Prior to the events of "Necrosha", Selene gathers a new Inner Circle consisting of mutants with death-related powers - Eli Bard, Wither, Mortis, and Senyaka. Selene travels to the site where Blink had died and manages to summon her. It is revealed that Blink had actually been stranded in Erebus after her fight with Harvest, where she remained in a state near death. After healing her, Selene manipulates Blink by stating she has been looking for her for a while and could hear her crying out for help. Selene furthers her manipulations by telling Blink that Emma Frost could hear her as well, but left her behind, claiming she was too dangerous to save. Selene convinces Blink to join her cause, claiming to be able to put an end to her cycle of pain and betrayal. After Selene is defeated, Blink flees with Mortis.
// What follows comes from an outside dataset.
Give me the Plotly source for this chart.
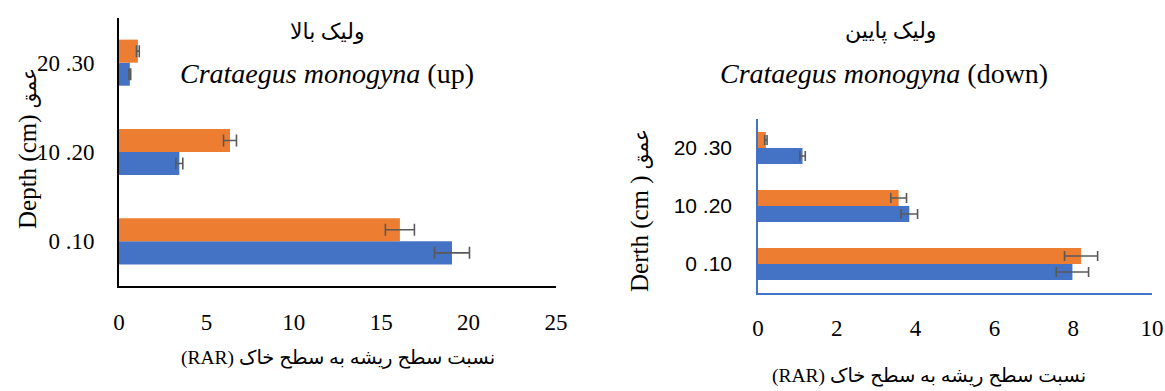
import plotly.graph_objects as go

# ---------------- data ----------------
categories = ["0 .10", "10 .20", "20 .30"]

up_blue = [19.05, 3.45, 0.62]
up_blue_err = [1.0, 0.2, 0.05]
up_orange = [16.07, 6.35, 1.08]
up_orange_err = [0.83, 0.37, 0.08]

down_blue = [7.98, 3.84, 1.13]
down_blue_err = [0.41, 0.21, 0.07]
down_orange = [8.2, 3.57, 0.2]
down_orange_err = [0.42, 0.2, 0.03]

x_ticks_up = [0, 5, 10, 15, 20, 25]
x_ticks_down = [0, 2, 4, 6, 8, 10]

title_up_fa = "ولیک بالا"
title_down_fa = "ولیک پایین"
title_up_en = "<i>Crataegus monogyna</i> (up)"
title_down_en = "<i>Crataegus monogyna</i> (down)"
ytitle_up = "Depth (cm) <span style='font-size:20px'>عمق</span>"
ytitle_down = "Derth (cm ) <span style='font-size:20px'>عمق</span>"
xtitle = "(RAR) نسبت سطح ریشه به سطح خاک"

BLUE = "#4472C4"
ORANGE = "#ED7D31"
ERR = "#595959"
SERIF = "Liberation Serif, Times New Roman, DejaVu Sans, serif"
SANS = "Liberation Sans, Arial, DejaVu Sans, sans-serif"

W, H = 1165, 391

fig = go.Figure()

wl = 0.258
wr = 0.276

def add(vals, errs, color, xa, ya, w, off, cap):
    fig.add_trace(go.Bar(
        y=categories, x=vals, orientation="h",
        marker=dict(color=color, line=dict(width=0)),
        width=w, offset=off,
        error_x=dict(type="data", array=errs, visible=True, color=ERR,
                     thickness=1.6, width=cap),
        xaxis=xa, yaxis=ya, showlegend=False,
    ))

add(up_blue, up_blue_err, BLUE, "x", "y", wl, -wl, 6)
add(up_orange, up_orange_err, ORANGE, "x", "y", wl, 0, 6)
add(down_blue, down_blue_err, BLUE, "x2", "y2", wr, -wr, 5)
add(down_orange, down_orange_err, ORANGE, "x2", "y2", wr, 0, 5)

def px_x(p):
    return p / W

def px_y(p):
    return 1 - p / H

common = dict(showgrid=False, zeroline=False, showline=True, ticks="", automargin=False)

fig.update_layout(
    width=W, height=H,
    margin=dict(l=0, r=0, t=0, b=0, autoexpand=False),
    paper_bgcolor="white", plot_bgcolor="white",
    xaxis=dict(domain=[px_x(119), px_x(556)], range=[0, 25],
               tickvals=x_ticks_up, linecolor="black", linewidth=2,
               tickfont=dict(family=SERIF, size=23, color="black"),
               ticklabelstandoff=14, anchor="y", **common),
    yaxis=dict(domain=[px_y(286), px_y(18)], type="category",
               categoryorder="array", categoryarray=categories,
               range=[-0.5, 2.5], linecolor="black", linewidth=2,
               tickfont=dict(family=SERIF, size=23, color="black"),
               ticklabelstandoff=18, anchor="x", **common),
    xaxis2=dict(domain=[px_x(758), px_x(1152)], range=[0, 10],
                tickvals=x_ticks_down, linecolor=BLUE, linewidth=1.5,
                tickfont=dict(family=SERIF, size=23, color="black"),
                ticklabelstandoff=14, anchor="y2", **common),
    yaxis2=dict(domain=[px_y(293), px_y(119)], type="category",
                categoryorder="array", categoryarray=categories,
                range=[-0.5, 2.5], linecolor=BLUE, linewidth=1.5,
                tickfont=dict(family=SANS, size=21, color="black"),
                ticklabelstandoff=20, anchor="x2", **common),
)

def ann(text, x, y, size, family=SERIF, angle=0):
    fig.add_annotation(text=text, x=px_x(x), y=px_y(y), xref="paper", yref="paper",
                       showarrow=False, xanchor="center", yanchor="middle",
                       textangle=angle,
                       font=dict(family=family, size=size, color="black"))

ann(title_up_fa, 327, 31, 22)
ann(title_up_en, 327, 73, 28)
ann(title_down_fa, 891, 31, 22)
ann(title_down_en, 884, 73, 28)
ann(ytitle_up, 28, 149, 25, angle=-90)
ann(ytitle_down, 640, 211, 25, angle=-90)
ann(xtitle, 338, 358, 19.5)
ann(xtitle, 929, 376, 19.5)

fig.write_html("out.html",
               config={"displayModeBar": False},
               post_script="document.body.style.margin='0';document.body.style.padding='0';document.body.style.overflow='hidden';")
Sometime after the events of "Necrosha", Emma Frost, Blindfold, Pixie, Husk, Warpath, and Doctor Strange track Blink down in Eastern Europe, where she is attempting to resurrect Selene. After a brief battle, Blindfold predicts Blink is going to commit suicide, but she is stopped by Frost, who makes her realize that Selene lied to her. Strange steps in and casts a spell which purges Blink of Selene's influence. Overcome with remorse, Blink teleports away.
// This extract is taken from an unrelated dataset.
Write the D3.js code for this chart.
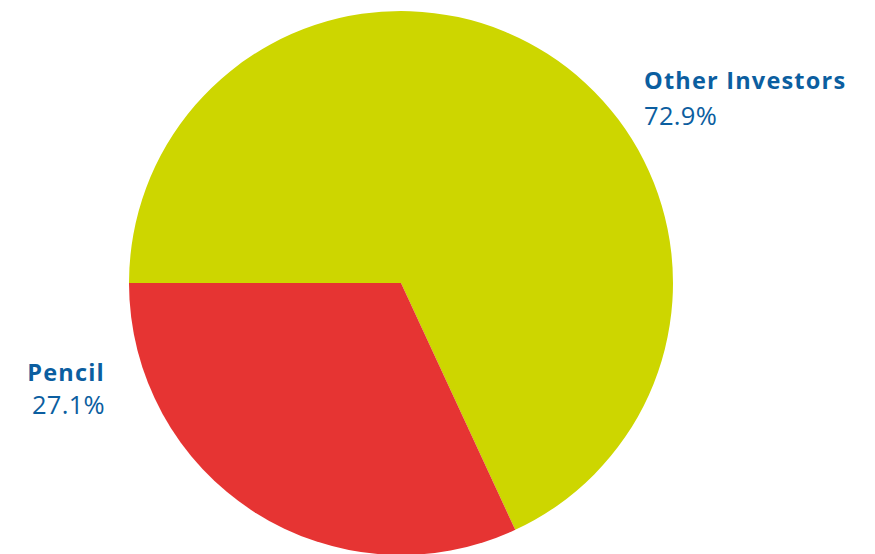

Following the "Schism" event, Cypher begins looking for Blink and discovers a series of natural disasters connected to a band. Working with the New Mutants, Cypher discovers that the band is being controlled by part of a sentient extraterrestrial ship, creating violent chaos energy as a call for help. After dispatching the ship, Blink is offered the chance of going back to Utopia or Westchester; Blink chooses the latter and joins Wolverine at the Jean Grey School for Higher Learning.

===Ultimate Marvel===
The Ultimate Marvel version of Blink is first seen during the selection process for Emma Frost's Academy of Tomorrow, from which she is rejected. Later, Blink is mentioned as having participated and been killed in a mutant-hunting game show run by Mojo Adams.

===Ultimate Universe===
Am alternate universe version of Blink from Earth-6160 makes a minor appearance in Ultimate Spider-Man: Incursion.

===What If?===

Blink as the In-Betweener.

An alternate version of Blink appears in What If? vol. 2 #75. In this story, Blink survives, but the other young mutants die in her place. Blink ends up in the realm of the In-Betweener, and seems to kill him in battle. Blink uses her newfound reality-warping powers to "improve" the world, and among other things causes human/mutant conflict to end. When she attempts to save the members of Generation X from their deaths, the resulting paradox (if Generation X survived, then Blink could never gain her new powers in the first place) causes reality to begin disintegrating. Ultimately, Blink undoes all the changes she had made, and the In-Betweener reveals that he had not died. He takes Blink on as his apprentice, training her in the use of her new powers as a new In-Betweener.

==In other media==
===Television===
- An alternate timeline incarnation of Blink makes a non-speaking cameo appearance in the X-Men: The Animated Series two-part episode "One Man's Worth" as a member of a mutant resistance movement.
- Blink makes non-speaking appearances in Wolverine and the X-Men as a resident of Genosha and member of Magneto's Acolytes.
- Clarice Fong / Blink appears in The Gifted, portrayed by Jamie Chung. This version is a mutant fugitive who joins the Mutant Underground and later becomes the girlfriend of John Proudstar.

===Film===
Clarice Fong / Blink appears in X-Men: Days of Future Past, portrayed by Fan Bingbing. This version is a member of a future incarnation of the X-Men from the year 2023 and is part of a resistance against the Sentinels.

===Video games===
Blink appears in X-Men Legends II: Rise of Apocalypse, voiced by Tara Strong.